Add to that, it is wrong to assume that the prices online for UK retailers are necessarily the same as that in-store. They can vary by category of store (small metros being higher) and by region to some extent. The web price is most likely to exhibit the largest price reductions of all of them because of the competition faced online.

That said there are many other differences between the two methods that might also have an impact. For example, in CPI price collectors visit maybe a 100 stores but they only collect the price of one item of each line – normally the most frequently bought. In the scraping trial, the prices of all lines are included – which could be dozens of items or even a 100+. However logically to me this might argue for the normal CPI to be lower (not higher), as the main price reductions over the last year have probably focused on just a few key popular lines.

Having said that, ONS have only included in their main monthly analysis products that they scraped consistently over the trial period. In correspondence to me over it, they noted that they had to exclude a lot of products which were delisted periodically. A number of these then were relisted at higher prices. Indeed it is possible that retailers normally follow a policy of delisting temporarily before they raise prices. If true, this may be another significant factor in why the scraping trial appeared to show deflation (as items with price rises were systematically excluded).

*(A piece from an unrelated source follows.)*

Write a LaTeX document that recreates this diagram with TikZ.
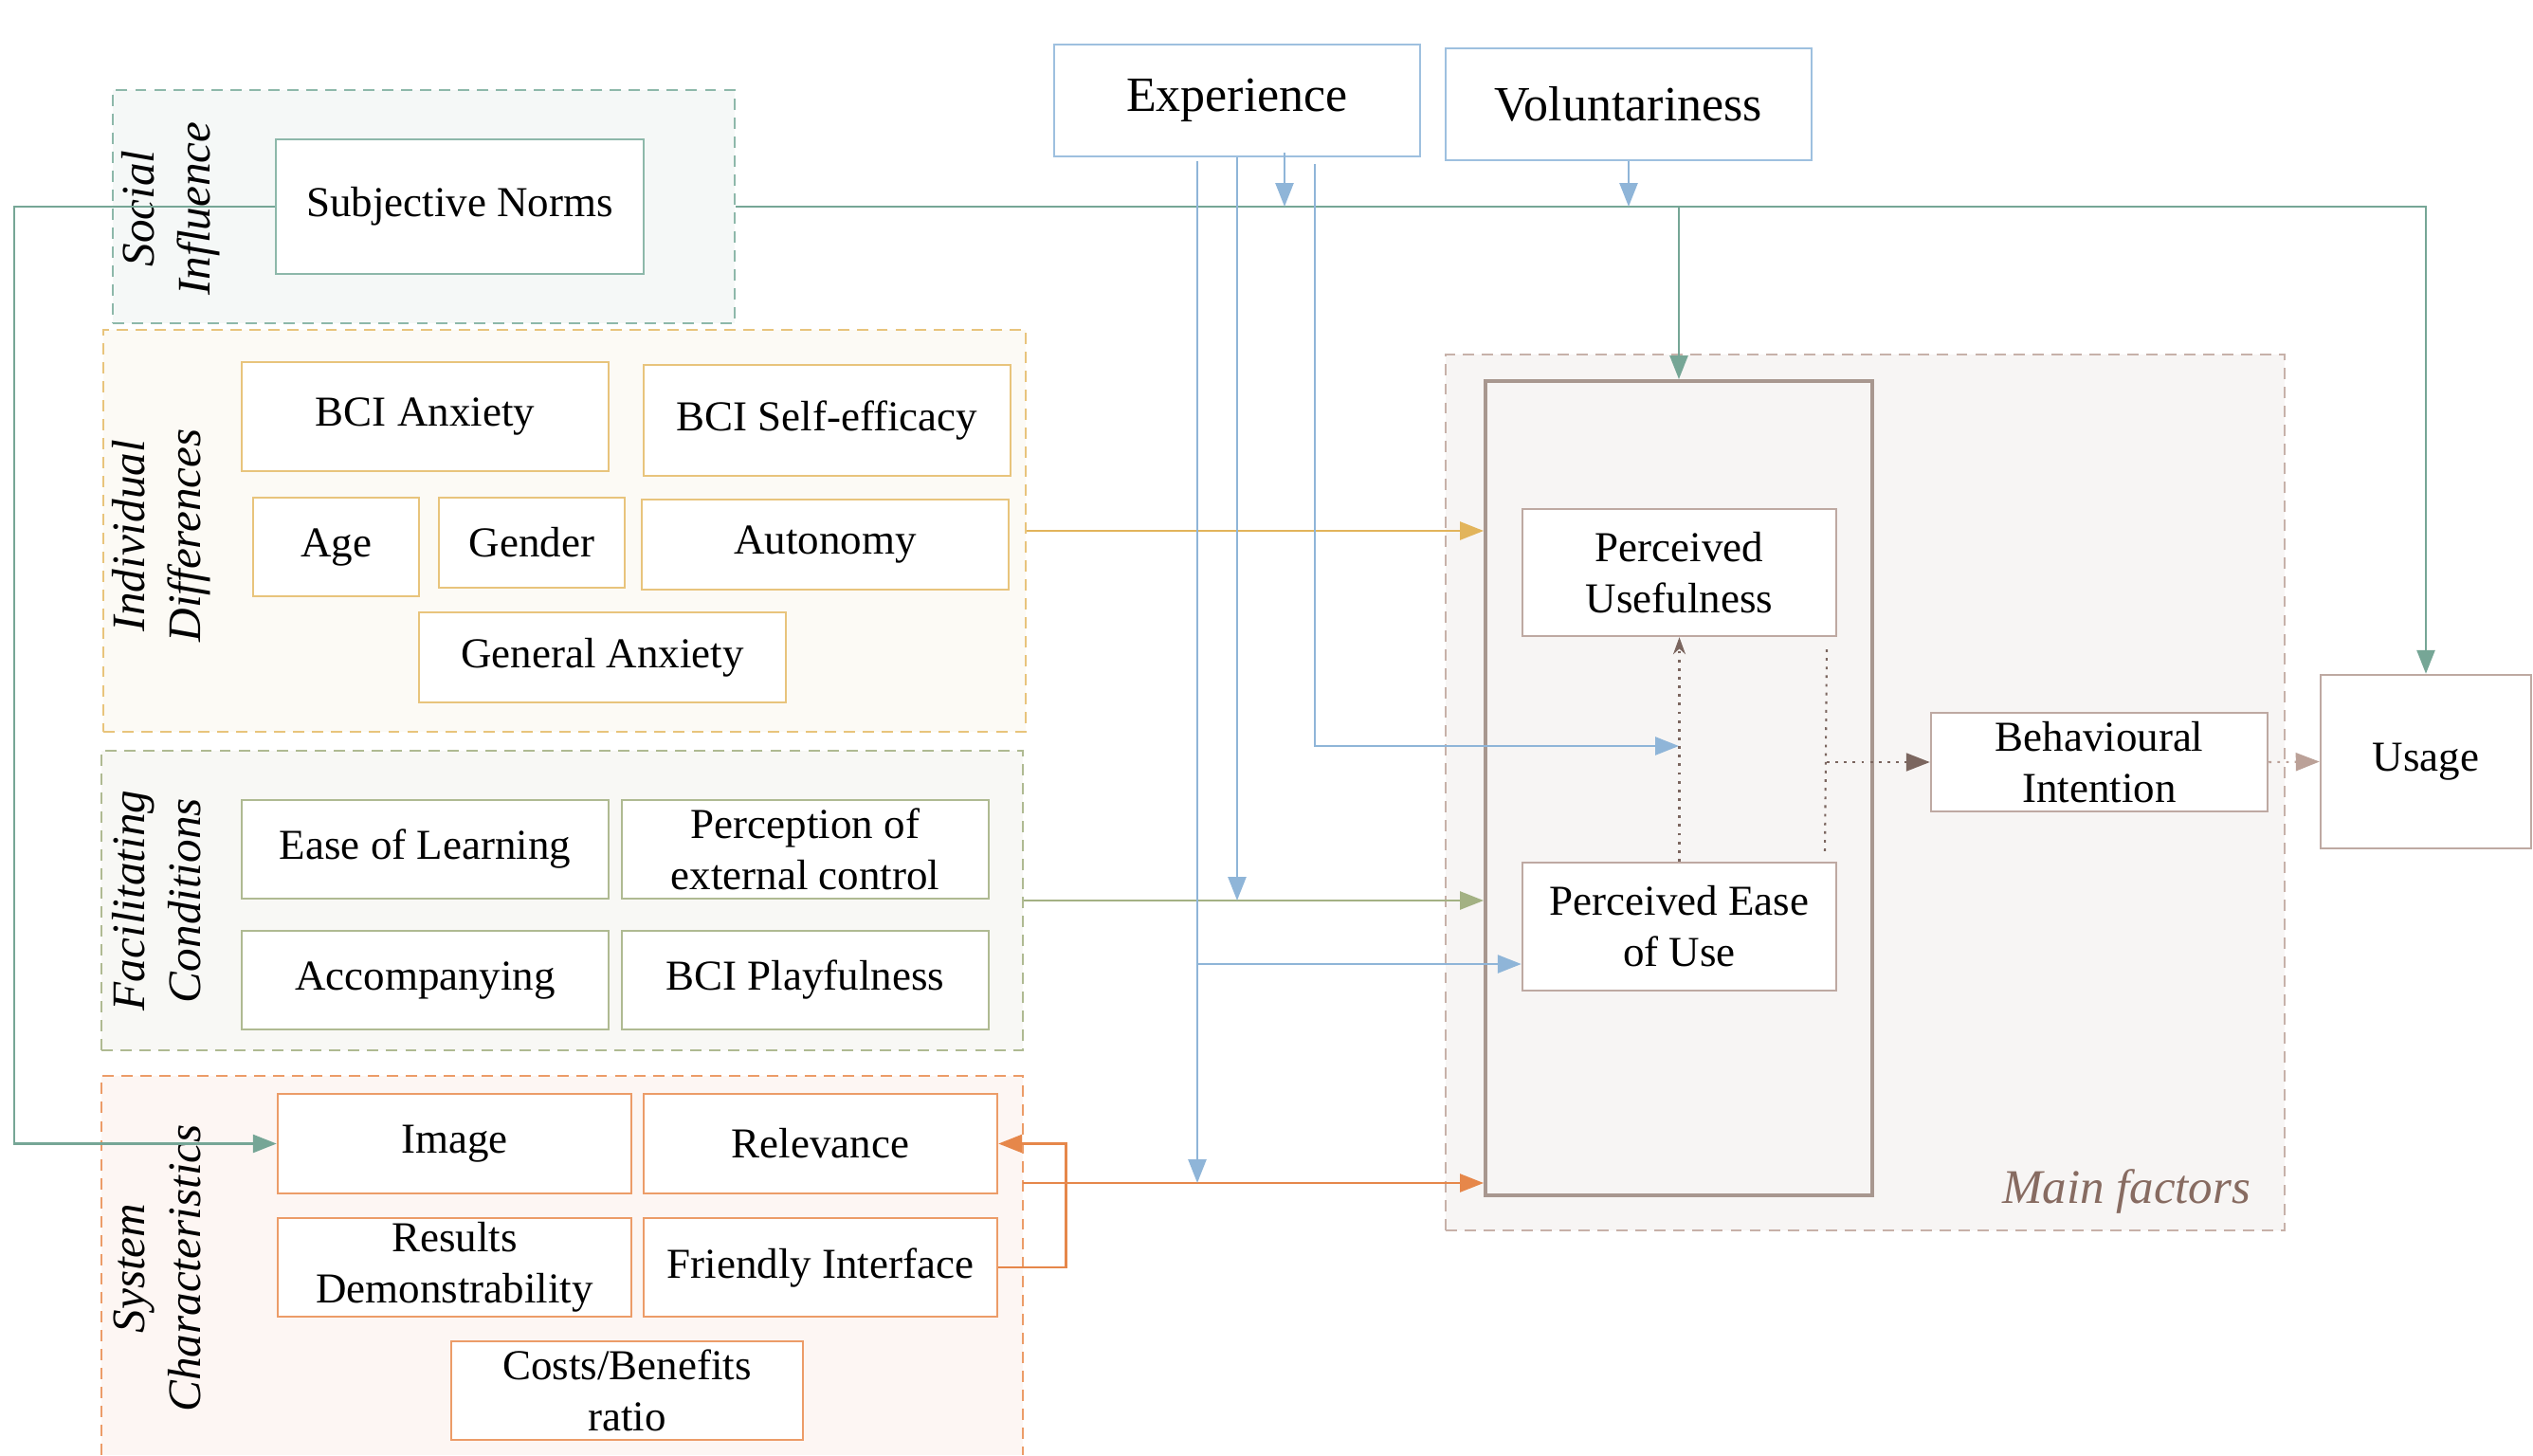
\documentclass[tikz,border=0pt]{standalone}
\usepackage{fontspec}
\setmainfont{Liberation Serif}
\usepackage{tikz}
\usetikzlibrary{arrows.meta}
\usetikzlibrary{positioning}

\definecolor{siline}{HTML}{76A696}
\definecolor{siedge}{HTML}{8DB8AA}
\definecolor{sifill}{HTML}{F5F8F7}
\definecolor{idline}{HTML}{E2B45B}
\definecolor{idedge}{HTML}{E8C47C}
\definecolor{idfill}{HTML}{FCFAF5}
\definecolor{fcline}{HTML}{A3B183}
\definecolor{fcedge}{HTML}{AFBA92}
\definecolor{fcfill}{HTML}{F8F8F5}
\definecolor{scline}{HTML}{E6874A}
\definecolor{scedge}{HTML}{EC9C68}
\definecolor{scfill}{HTML}{FDF6F3}
\definecolor{exline}{HTML}{8FB5D8}
\definecolor{exedge}{HTML}{9EC0DF}
\definecolor{mfedge}{HTML}{BEA9A2}
\definecolor{mfinner}{HTML}{A8978F}
\definecolor{mfdash}{HTML}{C7B1A9}
\definecolor{mffill}{HTML}{F7F5F4}
\definecolor{mftext}{HTML}{876B61}
\definecolor{mfdark}{HTML}{7B665F}
\definecolor{mflight}{HTML}{BBA198}

\begin{document}
\begin{tikzpicture}[x=1cm,y=-1cm,
  box/.style={draw,fill=white,line width=0.7pt,inner sep=0pt,align=center,
    font=\fontsize{12.8}{15.4}\selectfont},
  bigbox/.style={box,draw=exedge,font=\fontsize{14.8}{17.8}\selectfont},
  sibox/.style={box,draw=siedge},
  idbox/.style={box,draw=idedge},
  fcbox/.style={box,draw=fcedge},
  scbox/.style={box,draw=scedge},
  mfbox/.style={box,draw=mfedge},
  grp/.style={draw,line width=0.6pt,dash pattern=on 3.4pt off 2.3pt,inner sep=0pt},
  grplabel/.style={rotate=90,align=center,font=\fontsize{14}{16.8}\selectfont\itshape},
  conn/.style={line width=0.75pt},
  arr/.style={-{Triangle[length=2.5mm,width=1.9mm]}},
  dots/.style={line width=0.6pt,dash pattern=on 0.8pt off 1.8pt}]

\useasboundingbox (0,0) rectangle (26.72,15.35);

% groups
\node[grp,draw=siedge,fill=sifill,minimum width=6.56cm,minimum height=2.46cm] (gsoc) at (4.47,2.18) {};
\node[grp,draw=idedge,fill=idfill,minimum width=9.73cm,minimum height=4.24cm] (gind) at (5.955,5.60) {};
\node[grp,draw=fcedge,fill=fcfill,minimum width=9.72cm,minimum height=3.16cm] (gfac) at (5.93,9.50) {};
\fill[scfill] (1.07,11.35) rectangle (10.79,15.35);
\draw[grp,draw=scedge] (1.07,15.35) -- (1.07,11.35) -- (10.79,11.35) -- (10.79,15.35);
\coordinate (gsys) at (10.79,12.48);
\node[grp,draw=mfdash,fill=mffill,minimum width=8.85cm,minimum height=9.24cm] (gmain) at (19.675,8.36) {};
\node[draw=mfinner,fill=mffill,line width=1.1pt,minimum width=4.08cm,minimum height=8.59cm] (inner) at (17.71,8.315) {};

\node[grplabel] at (1.80,2.20) {Social\\Influence};
\node[grplabel] at (1.70,5.65) {Individual\\Differences};
\node[grplabel] at (1.65,9.50) {Facilitating\\Conditions};
\node[grplabel] at (1.66,13.38) {System\\Characteristics};
\node[font=\fontsize{14.5}{17}\selectfont\itshape,text=mftext] at (22.43,12.57) {Main factors};

% factors
\node[sibox,minimum width=3.88cm,minimum height=1.42cm] (sn) at (4.85,2.18) {Subjective Norms};
\node[bigbox,minimum width=3.86cm,minimum height=1.18cm] (exp) at (13.05,1.06) {Experience};
\node[bigbox,minimum width=3.86cm,minimum height=1.18cm] (vol) at (17.18,1.10) {Voluntariness};

\node[idbox,minimum width=3.87cm,minimum height=1.15cm] (anx) at (4.485,4.395) {BCI Anxiety};
\node[idbox,minimum width=3.87cm,minimum height=1.17cm] (seff) at (8.725,4.435) {BCI Self-efficacy};
\node[idbox,minimum width=1.75cm,minimum height=1.04cm] (age) at (3.545,5.77) {Age};
\node[idbox,minimum width=1.96cm,minimum height=0.95cm] (gender) at (5.61,5.725) {Gender};
\node[idbox,minimum width=3.87cm,minimum height=0.95cm] (auto) at (8.705,5.745) {Autonomy};
\node[idbox,minimum width=3.87cm,minimum height=0.95cm] (ganx) at (6.355,6.935) {General Anxiety};

\node[fcbox,minimum width=3.87cm,minimum height=1.04cm] (eol) at (4.485,8.96) {Ease of Learning};
\node[fcbox,minimum width=3.87cm,minimum height=1.04cm] (pec) at (8.495,8.96) {Perception of\\external control};
\node[fcbox,minimum width=3.87cm,minimum height=1.04cm] (acc) at (4.485,10.34) {Accompanying};
\node[fcbox,minimum width=3.87cm,minimum height=1.04cm] (play) at (8.495,10.34) {BCI Playfulness};

\node[scbox,minimum width=3.73cm,minimum height=1.05cm] (img) at (4.795,12.065) {Image};
\node[scbox,minimum width=3.73cm,minimum height=1.05cm] (rel) at (8.655,12.065) {Relevance};
\node[scbox,minimum width=3.73cm,minimum height=1.04cm] (res) at (4.795,13.37) {Results\\Demonstrability};
\node[scbox,minimum width=3.73cm,minimum height=1.04cm] (fri) at (8.655,13.37) {Friendly Interface};
\node[scbox,minimum width=3.71cm,minimum height=1.04cm] (cost) at (6.615,14.67) {Costs/Benefits\\ratio};

\node[mfbox,minimum width=3.31cm,minimum height=1.34cm] (pu) at (17.715,6.04) {Perceived\\Usefulness};
\node[mfbox,minimum width=3.31cm,minimum height=1.35cm] (peou) at (17.715,9.775) {Perceived Ease\\of Use};
\node[mfbox,minimum width=3.55cm,minimum height=1.04cm] (bi) at (22.145,8.04) {Behavioural\\Intention};
\node[mfbox,minimum width=2.22cm,minimum height=1.83cm] (usage) at (25.59,8.035) {Usage};

% social influence
\draw[conn,siline,arr] (sn.west) -- (0.15,2.18) |- (img.west);
\draw[conn,siline,arr] (gsoc.east) -| (usage.north);
\draw[conn,siline,arr] (gsoc.east -| inner.north) -- (inner.north);

% groups into main factors
\draw[conn,idline,arr] (gind.east) -- (gind.east -| inner.west);
\draw[conn,fcline,arr] (gfac.east) -- (gfac.east -| inner.west);
\draw[conn,scline,arr] (gsys) -- (gsys -| inner.west);
\draw[conn,scline,arr] (fri.east) -- ++(0.71,0) |- (rel.east);

% moderators
\coordinate (eA) at (12.63,1.70);
\coordinate (eB) at (12.63,10.17);
\coordinate (eC) at (13.55,1.61);
\coordinate (eD) at (13.87,1.73);
\coordinate (puin) at (17.71,7.87);
\draw[conn,exline,arr] (eA) -- (eA |- gsys);
\draw[conn,exline,arr] (eB) -- (eB -| peou.west);
\draw[conn,exline,arr] (exp.south) -- (exp.south |- gfac.east);
\draw[conn,exline,arr] (eC) -- (eC |- gsoc.east);
\draw[conn,exline,arr] (eD) |- (puin);
\draw[conn,exline,arr] (vol.south) -- (vol.south |- gsoc.east);

% main factors
\coordinate (jt) at (19.27,6.85);
\coordinate (jb) at (19.25,9.00);
\draw[dots,mfdark,-{Stealth[length=1.8mm,width=1.3mm]}] (peou.north) -- (pu.south);
\draw[dots,mfdark] (jt) -- (jb);
\draw[dots,mfdark,arr] (jt |- bi.west) -- (bi.west);
\draw[dots,mflight,arr] (bi.east) -- (usage.west);
\end{tikzpicture}
\end{document}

Note, the method for dealing with out-of-stock is quite different in CPI. When a product cannot be found by a price collector, they carry on using the old price for up to three months. After that period, they start again by tracking a different product.

Day of collection is another possible factor. CPI is normally collected on the second or third Tuesday of the month. The web scraped data was being collected every day. But again there is no logical reason for this to affect the numbers. (Though apparently when ONS tried to compile a daily price index, they ended up with much higher inflation rates due to chain-linking prices so often).

All the above said, moving towards more collection of data online seems a sensible direction of travel for ONS in the 21st Century. It has the potential to harness a much broader sets of prices that might more accurately represent the multiplicity of choice the consumer faces today. Also collecting across the month has the potential to remove some of the weird quirks you sometimes see in the monthly data due to the timing of Easter, for example.

However rather than scraping massive amounts of data automatically the answer is probably to create systems that a human price collector can use online so that the process is more efficient and representative, but the quality of the data is maintained – rather than trying to wrangle it into some shape later. Also any move to reduce the number of sampling points for each item should be resisted.

So returning to the initial question of whether scraping will result in lower inflation rates in the future, I sincerely hope not. However one is reminded of the fact that even slight differences in the way you calculate inflation can have a profound effect on the numbers that come out the other end.

As Paul Johnson, director of the Institute for Fiscal Studies, noted in the FT, “the real finding of the initial research was not that inflation is too high, but the method of collecting prices matters rather a lot”.